Distributing computer vision problem to multi-computer is not new. For many systems, to fulfill the real-time requirement, several computers are used. The three-tier NASA robotic framework was first implemented in three computers. Stanford winning Stanley vehicle was utilize three PCs to perform the decision-making, environment detecting and computer vision tasks. The small clusters (typically under 10 PCs) do not worry about system reliability because under that situation, the probability of system failure is ignorable.
For large-scale cluster, it is simply not true. The large-scale cluster, which contains at least 1000 commodity PCs. At that scale, single fatal failure happens all the time. In best wish, the system failure should be taken care by lower facilities. Many training process can be implemented by MapReduce like mechanism which should not be worried about. But as large part of computer vision algorithm concern about real-time task, taking account of the system failure in local implementation is inevitable.
A desirable low facility for real-time computer vision task has to be very flexible. It can be reorganized quickly after a single-node failure. The two phase design of MapReduce may be still in use, but the algorithm applying to the two phase procedure need to be reconsidered. Many algorithms just simply are not fit to the two phase idea.

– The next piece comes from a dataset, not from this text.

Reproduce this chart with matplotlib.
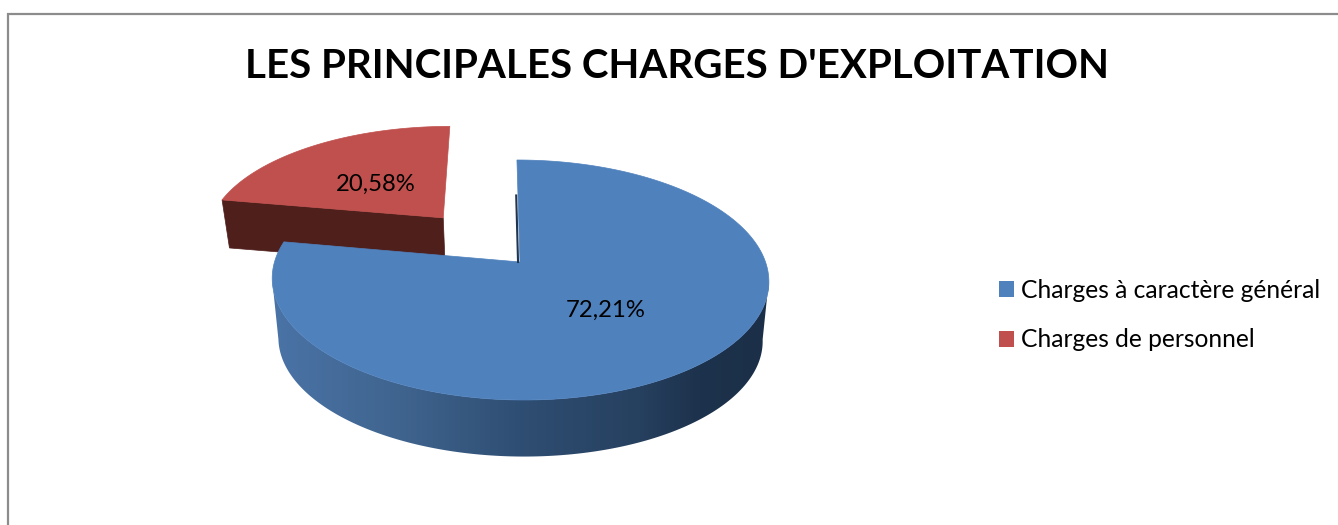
import numpy as np
import matplotlib
matplotlib.use("Agg")
import matplotlib.pyplot as plt
from matplotlib.colors import to_rgb
from matplotlib.patches import Patch, Polygon

labels = ["Charges à caractère général", "Charges de personnel"]
values = [72.21, 20.58]
colors = ["#4f81bd", "#c0504d"]
title = "LES PRINCIPALES CHARGES D'EXPLOITATION"

plt.rcParams['font.family'] = ['Lato', 'DejaVu Sans']

# perspective of the pie plane, in pixels
cx, cy, R = 520, 262, 245.5
persp, ytilt = 0.15, -78
skew = 0.03
explode = 0.52


def project(u, v, z=0, depth=60.0):
    w = 1 + persp * v
    y = (ytilt * v + cy) / w
    x = cx + R * u / w * (1 - 0.025 * z) + skew * (y - cy)
    y = cy + (y - cy) * (1 - 0.025 * z) + depth * z
    return x, y


fig = plt.figure(figsize=(13.38, 5.25), dpi=100)
ax = fig.add_axes([0, 0, 1, 1])

# chart border
ax.plot([8, 8, 1338], [525, 14, 14], color="#8c8c8c", lw=1.6, solid_joinstyle="miter")

angles = np.array(values) / sum(values) * 2 * np.pi
blue_end = angles[0]
red_end = blue_end + angles[1]

# red slice (pulled out), drawn first as the blue one covers it
mid = (blue_end + red_end) / 2
ex, ey = explode * np.sin(mid) + 0.008, explode * np.cos(mid)
t = np.linspace(blue_end, red_end, 80)
u = np.r_[ex, ex + np.sin(t)]
v = np.r_[ey, ey + np.cos(t)]
x0, y0 = project(u, v)
x1, y1 = project(u, v, 1, depth=46.5)
# front cut face of the red slice
ax.fill([x0[0], x0[1], x1[1], x1[0]], [y0[0], y0[1], y1[1], y1[0]], color="#4f1f1c", lw=0.5, zorder=2)
ax.fill(x0, y0, color=colors[1], lw=0.5, zorder=3)

# blue top outline
t = np.linspace(0, blue_end, 500)
xa, ya = project(np.sin(t), np.cos(t))

# blue slice side, a horizontal gradient clipped to the front part of the outline
tf = np.radians(np.linspace(98.6, 261.4, 300))
xf, yf = project(np.sin(tf), np.cos(tf))
xb, yb = project(np.sin(tf), np.cos(tf), 1)
grad_x = np.linspace(265, 775, 510)
stops_x = [275, 400, 520, 640, 700, 765]
stops_c = np.array([to_rgb(c) for c in ["#4a73a6", "#3f648e", "#2f4e73", "#26405f", "#1d324c", "#1b2f48"]])
grad = np.stack([np.interp(grad_x, stops_x, stops_c[:, i]) for i in range(3)], axis=-1)[None, :, :]
im = ax.imshow(grad, extent=[265, 775, 470, 150], aspect="auto", zorder=4)
side = Polygon(np.c_[np.r_[xf, xb[::-1]], np.r_[yf, yb[::-1]]], closed=True, transform=ax.transData)
im.set_clip_path(side)

# blue top face
ax.fill(np.r_[cx, xa], np.r_[cy, ya], color=colors[0], lw=0.5, zorder=5)

# thin dark edge of the cut at 12 o'clock
vv = np.linspace(0.0, 0.62, 10)
sx, sy = project(-0.008 * np.ones(10), vv)
ax.plot(sx, sy, color="#1f3550", lw=1.5, zorder=6)

# percent labels
texts = [f"{val:.2f}".replace(".", ",") + "%" for val in values]
ax.text(606, 310, texts[0], ha="center", va="center", fontsize=17.2, color="black", zorder=7)
ax.text(376, 184, texts[1], ha="center", va="center", fontsize=17.2, color="black", zorder=7)

ax.text(677, 67, title, ha="center", va="center", fontsize=29, fontweight="bold", color="black")

handles = [Patch(facecolor=colors[0], label=labels[0]), Patch(facecolor=colors[1], label=labels[1])]
leg = ax.legend(handles=handles, loc="upper left", bbox_to_anchor=(999 / 1338, 1 - 279 / 525), frameon=False,
                fontsize=17.7, handlelength=0.61, handleheight=0.61, handletextpad=0.3,
                labelspacing=1.07, borderpad=0, borderaxespad=0)

ax.set_xlim(0, 1338)
ax.set_ylim(525, 0)
ax.axis("off")

fig.savefig("out.png", dpi=100, facecolor="white")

When the highly reorganizable facility is accomplished, the problems are left for in the algorithm layer. The paralleled version of SVM was published in 2006. The parallelization of many well-known algorithms was just happened few years ago. But considering the good fact of offline parallel structure, the tricky part would not be the parallelization of algorithms. Contrarily, how to online all these offline algorithms can be a very challenged task. Even the famous metrics-tree (or best-bin-first search tree) cannot easily perform insert/delete node, how such as PCA/LLE become online algorithms?
As there are so many unknowns exist, all these problems forms the very bright future for distributed computer vision framework.